"Je voulais savoir où c'en était pour..., en fait on l'attend", demande Ludivine Togna au téléphone, infirmière coordinatrice de soins.
Cette patiente, attendue dans le service psychiatrie pour son suivi, ne viendra pas. L’équipe médicale est préoccupée, mais ne la lâche pas pour autant.
Ludivine Togna intervient dans le dépistage précoce des pathologies psychiatriques, dès 16 ans. Changer l’image de la psychiatrie, briser les tabous, pour mieux accompagner les patients et leurs familles. Car plus la prise en charge commence tôt, moins il y a de risque chronique.
Mais les décompensations (dégradations) et les rechutes font aussi partie du quotidien de ces soignants. "Je ne dirais pas qu'on a l'habitude, bien sûr que c'est vécu comme un échec pour nous, on essaie de faire le maximum. Nous on fait de la psycho-éducation qui permet de faire prendre conscience aux patients que c'est une maladie, que ça se soigne et que c'est important d'avoir un traitement, qu'on ne peut pas s'en sortir tout seul", explique Ludivine Togna.
"Il faut prendre conscience que le cerveau, c’est un organe qui s’abîme aussi et peut aussi être malade, comme plein d’autres maladies qui ne se voient pas"
Martin et Yesica reviennent de leur tournée de visites à domicile. A eux deux, ils suivent 69 patients sur Faa’a et Moorea…Maillons essentiels dans le suivi de ces maladies chroniques, et pour éviter la rupture des soins. "Chaque patient a sa propre raison de l'arrêter, après en règle générale, cela fait partie de symptômes qui est le déni de la maladie. Donc la non-acceptation des soins. Tout notre travail est là : faire comprendre la maladie au patient, à la famille, à l'entourage, pour les accompagner dans la vie de tous les jours", souligne Martin Tevenon, infirmier diplômé d’Etat en psychiatrie.
Oui mais voilà, la géographie de la Polynésie ne permet pas un accès aux soins équitable à tous les patients. Seuls deux centres existent : à Papeete et à Taravao. Des missions ont lieu régulièrement, en fonction de l’isolement des îles. Certains patients ne voient leur psychologue ou leur psychiatre qu’une fois par an. Aucune structure d’hospitalisation non plus pour la prise en charge des toxicomanes, lorsque l’on sait que certains troubles psychotiques entraînent une appétence pour les substances addictives.

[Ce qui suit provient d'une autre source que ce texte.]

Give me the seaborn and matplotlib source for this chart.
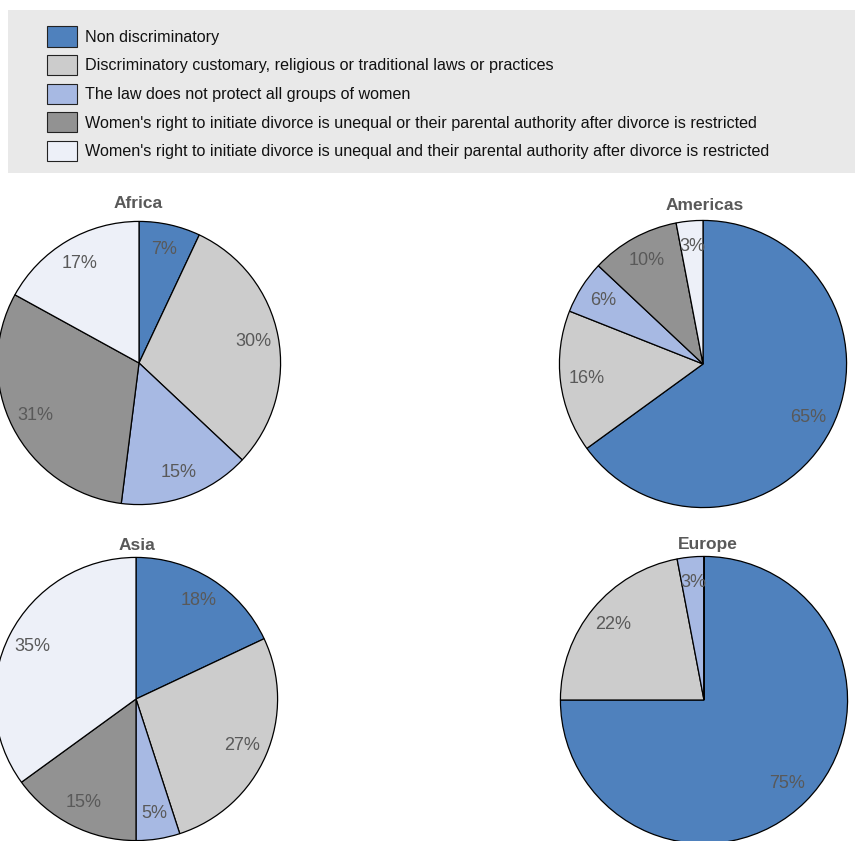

Les pathologies psychiatriques souffrent encore d’un tabou. Les maladies mentales font parfois honte ou peur. Et la tolérance de l’entourage peut aussi mener à retarder l’accès aux soins.
Trop peu de psychiatres
Enfin, l’offre de soins reste insuffisante par rapport au nombre d’habitants. Seulement 12 psychiatres pour 100 000 habitants. C’est presque 2 fois moins que dans l’Hexagone qui compte 23 psychiatres pour 100 000 habitants, un des ratios les plus élevés d’Europe. "Les gens qui souffrent de troubles psychiatriques sévères sont davantage victimes en fait de violence, de la dangerosité des autres, ou se font du mal à eux-mêmes avant de faire du mal à autrui. Enfin ça peut exister dans certaines situations très rares", indique le docteur Johan SEBTI, chef de service psychiatrie.
Les addictions (paka, alcool, ice) ou un environnement violent augmentent le risque de passage à l’acte agressif. La justice prononce des peines individualisées. L’altération du discernement doit être établie médicalement. Elle sera prise en compte pour juger aussi la dangerosité des prévenus et l’atténuation de leur responsabilité au moment des faits. "Quand il y a une atténuation, bien évidemment c'est pris en compte par les jurés et les magistrats. Mais quand on n'est pas dans l'atténuation par rapport au profil psychologique et psychiatrique, effectivement la peine est adaptée au profil des personnes. D'où l'intérêt de faire des expertises de ces personnes-là, et ici nous avons un vrai problème pour trouver des experts psychiatres", remarque Thomas Pison, procureur général près la Cour d'appel de Papeete.
Il n’existe aucun chiffre sur le nombre de détenus atteints d’une pathologie psychiatrique.
Troubles mentaux : 40% de la population
En cas de rupture de soins, les médecins conseillent d’abord aux familles d’en parler avec le patient afin qu’il reprenne son traitement, de faire appel aux associations (SOS Suicide ou Taputea Ora) ou de contacter les équipes de soins ou le SAMU.
Une étude de l’OMS de 2015 avait relevé que 40% de la population polynésienne souffrait de troubles mentaux passés ou actuels.